The century-old theme that safety is everyone's concern began in 1874 with the actions of Lorenzo Coffin, the almost forgotten railroad safety advocate and champion of the Railroad Safety Appliance Act, 1893. Coffin would later serve as the role model for Ralph Nader, the 20th century's most famous safety advocate. The essay, where relevant, will also reference significant technological advances and on-the-job aviation practices of this "practical discipline." It also examines the individual actions of "ordinary" human beings that have impacted, and continue to impact safety. The tragic consequences of accidents and unsafe conditions on our lives suggest that safety is indeed everyone's concern. Thus, at the beginning of the 21st century, "safety," far from being viewed as the sole domain of design engineers and risk managers with their market-based models of economic rationality, has become the entrance upon a quite incalculably wider stage that has coalesced into unique patterns of thinking about "safety." This essay should also be of some assistance in meeting U.S. public policy objectives to further educate consumers about the safety of the air transportation system. It provides a framework for analysis and discussion of the 1990s issue of communicating aviation safety risk to the public. The airspace system daily handles more than 174,000 takeoffs and landings at airports across the nation, and routinely carries approximately 1.7 million passengers safely to their destinations. The White House Commission on Aviation Safety and Security has assigned a top priority to reducing aviation's accident rate.

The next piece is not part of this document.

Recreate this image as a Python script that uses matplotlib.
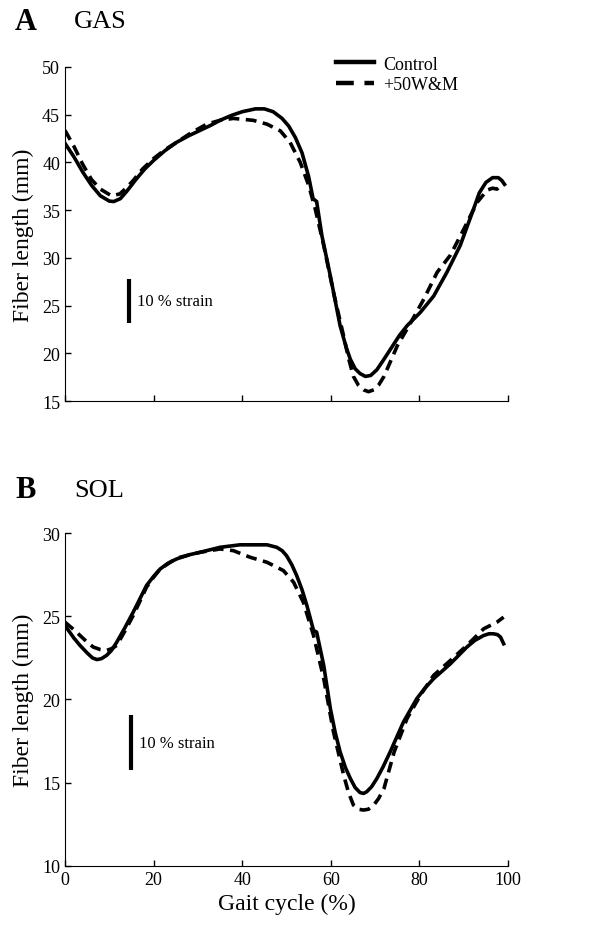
import matplotlib.pyplot as plt

# GAS fiber length (mm)
gas_ctrl_x = [0, 2, 4, 6, 8, 10, 11, 12.5, 14, 16, 18, 20, 22.5, 25.2, 28, 30.5, 33, 35, 37.5, 40, 43, 45,
              47, 49, 50.5, 52, 53.5, 55, 56, 56.8, 58, 59.9, 62.1, 63.5, 64.4, 65.5, 66.6, 67.8, 69,
              70.4, 72, 73.4, 75.5, 77.2, 80.2, 83.2, 86.2, 89.2, 92.2, 93.5, 95, 96.5, 97.8, 98.6, 99.2]
gas_ctrl_y = [42.0, 40.6, 39.0, 37.6, 36.5, 35.95, 35.9, 36.2, 37.0, 38.2, 39.3, 40.2, 41.2, 42.1, 42.8, 43.35,
              43.9, 44.4, 44.9, 45.3, 45.6, 45.6, 45.3, 44.6, 43.8, 42.6, 41.0, 38.5, 36.2, 35.9, 32.3, 28.1,
              22.9, 20.6, 19.4, 18.4, 17.9, 17.6, 17.7, 18.3, 19.4, 20.4, 21.9, 22.9, 24.3, 26.0, 28.5,
              31.3, 35.1, 36.8, 37.9, 38.4, 38.4, 38.1, 37.7]
gas_wm_x = [0, 2, 4, 6, 8, 10.5, 12.4, 14, 15.4, 17.5, 20, 22.5, 25.2, 28.5, 32, 35, 38, 42.5, 45.6, 48.6,
            50.8, 53.1, 55, 56.5, 58.4, 60.6, 62.9, 64, 65.1, 66.2, 67.4, 68.5, 69.7, 70.8, 72, 75, 78, 81,
            84, 87, 90, 93, 95.3, 96.5, 97.5, 98.6]
gas_wm_y = [43.35, 41.7, 39.8, 38.2, 37.2, 36.5, 36.7, 37.4, 38.1, 39.3, 40.4, 41.3, 42.1, 43.1, 44.0, 44.4,
            44.6, 44.4, 44.0, 43.3, 42.1, 40.0, 37.6, 35.1, 31.3, 26.4, 21.8, 19.5, 17.6, 16.7, 16.2, 16.0,
            16.2, 16.7, 17.6, 20.8, 23.2, 25.7, 28.5, 30.3, 33.0, 35.8, 37.1, 37.3, 37.2, 37.7]

# SOL fiber length (mm)
sol_ctrl_x = [0, 2, 3.4, 5, 6.2, 7.2, 8.2, 9.4, 10.5, 11.7, 13.5, 15.4, 17, 18.4, 20, 21.5, 23.3, 25.2, 28,
              30.5, 35, 39.5, 45.6, 47.8, 49, 50, 51.2, 52.3, 53.5, 54.6, 56.1, 56.8, 58.4, 59.9, 61,
              62.1, 63.3, 64.4, 65.5, 66.6, 67.4, 68.1, 69.2, 70.4, 71.8, 73.4, 76.4, 79.4, 81.3, 83.2,
              87, 90.7, 92.5, 94.5, 95.7, 96.7, 97.6, 98.3, 99]
sol_ctrl_y = [24.45, 23.7, 23.25, 22.8, 22.5, 22.4, 22.45, 22.65, 22.95, 23.45, 24.3, 25.25, 26.1, 26.85, 27.4,
              27.85, 28.2, 28.45, 28.7, 28.85, 29.15, 29.3, 29.3, 29.15, 28.95, 28.65, 28.1, 27.45, 26.6, 25.65,
              24.15, 24.05, 22.05, 19.45, 18.0, 16.85, 15.9, 15.25, 14.7, 14.4, 14.35, 14.45, 14.75, 15.25,
              15.95, 16.85, 18.65, 20.05, 20.7, 21.25, 22.15, 23.15, 23.55, 23.85, 23.95, 23.95, 23.9, 23.75, 23.35]
sol_wm_x = [0, 2, 3.4, 5, 6.4, 8, 9.4, 10.5, 11.7, 13.5, 15.4, 17, 18.4, 20, 21.5, 25.2, 30.5, 35, 38, 41.8,
            45.6, 49.3, 51.6, 53.8, 56.1, 58.4, 60.6, 62.9, 64, 65.1, 66.2, 67.4, 68.5, 69.7, 70.8, 72,
            74.3, 77.2, 80.2, 83.2, 87, 90.7, 94.5, 97.5, 99]
sol_wm_y = [24.65, 24.2, 23.85, 23.45, 23.15, 23.0, 22.95, 23.05, 23.25, 24.1, 25.05, 25.95, 26.75, 27.35,
            27.85, 28.5, 28.85, 29.05, 28.95, 28.55, 28.25, 27.75, 27.05, 25.85, 23.85, 21.25, 18.05, 15.45,
            14.4, 13.65, 13.4, 13.35, 13.4, 13.65, 14.05, 14.65, 16.85, 18.85, 20.25, 21.45, 22.35, 23.25,
            24.25, 24.65, 24.95]

plt.rcParams['font.family'] = 'Liberation Serif'
plt.rcParams['font.size'] = 13

fig = plt.figure(figsize=(6.07, 9.29), dpi=100)
ax1 = fig.add_axes([0.107, 0.567, 0.73, 0.36])
ax2 = fig.add_axes([0.107, 0.067, 0.73, 0.358])

lw = 2.6
dash = (0, (3.0, 1.8))

for ax, xc, yc, xw, yw in [(ax1, gas_ctrl_x, gas_ctrl_y, gas_wm_x, gas_wm_y),
                           (ax2, sol_ctrl_x, sol_ctrl_y, sol_wm_x, sol_wm_y)]:
    ax.plot(xc, yc, color='black', linewidth=lw, label='Control', solid_joinstyle='round')
    ax.plot(xw, yw, color='black', linewidth=lw, linestyle=dash, label='+50W&M',
            dash_joinstyle='round')
    ax.spines['top'].set_visible(False)
    ax.spines['right'].set_visible(False)
    ax.set_xlim(0, 100)
    ax.set_xticks([0, 20, 40, 60, 80, 100])
    ax.tick_params(direction='in', length=4, width=1, labelsize=13)
    ax.set_ylabel('Fiber length (mm)', fontsize=17, labelpad=6)

ax1.set_ylim(15, 50)
ax1.set_yticks([15, 20, 25, 30, 35, 40, 45, 50])
ax1.set_xticklabels([])
ax2.set_ylim(10, 30)
ax2.set_yticks([10, 15, 20, 25, 30])
ax2.set_xlabel('Gait cycle (%)', fontsize=17, labelpad=4)

# strain scale bars
ax1.plot([14.5, 14.5], [23.2, 27.8], color='black', linewidth=3, solid_capstyle='butt')
ax1.text(16.3, 25.5, '10 % strain', fontsize=12, va='center')
ax2.plot([14.9, 14.9], [15.75, 19.05], color='black', linewidth=3, solid_capstyle='butt')
ax2.text(16.6, 17.4, '10 % strain', fontsize=12, va='center')

leg = ax1.legend(loc='upper left', bbox_to_anchor=(0.595, 1.055), frameon=False, fontsize=13,
                 handlelength=2.1, handletextpad=0.5, labelspacing=0.2, borderaxespad=0)
hl = leg.get_lines()
hl[0].set_linewidth(3.2)
hl[1].set_linewidth(3.2)
hl[1].set_linestyle((0, (4.0, 2.4)))

fig.text(0.025, 0.976, 'A', fontsize=22, fontweight='bold', va='center')
fig.text(0.122, 0.976, 'GAS', fontsize=19, va='center')
fig.text(0.025, 0.472, 'B', fontsize=22, fontweight='bold', va='center')
fig.text(0.122, 0.472, 'SOL', fontsize=19, va='center')

fig.savefig('out.png', dpi=100)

Like the Roman God, Janus, "safety" may be portrayed as facing two ways: backward to the past and forward to the future. In transportation, after an accident occurs, the National Transportation Safety Board conducts an investigation to determine the cause (s) and what must be done to prevent a recurrence. In the aviation sector, this approach has been known as "Fly-Fix-Fly." Thus, the dreadful trade of accident investigation looks backwards and hopes to eliminate future sources of trouble. In contrast, the "System Safety" approach could be described as "forward looking" to the future with a focus on accident prevention. This involves a before-the-fact process that may be characterized as the identify-analyze-control method of safety to enable us to answer the question: How do we know that a system is safe? A central thesis of this essay is that safety is more than the absence of accidents. Safety is defined as the goal of transforming the levels of risk that inheres in all human activity. Such a view of "safety" challenges the intellectually entrenched tendency to communicate future risk likelihood based solely on studies of past accidents.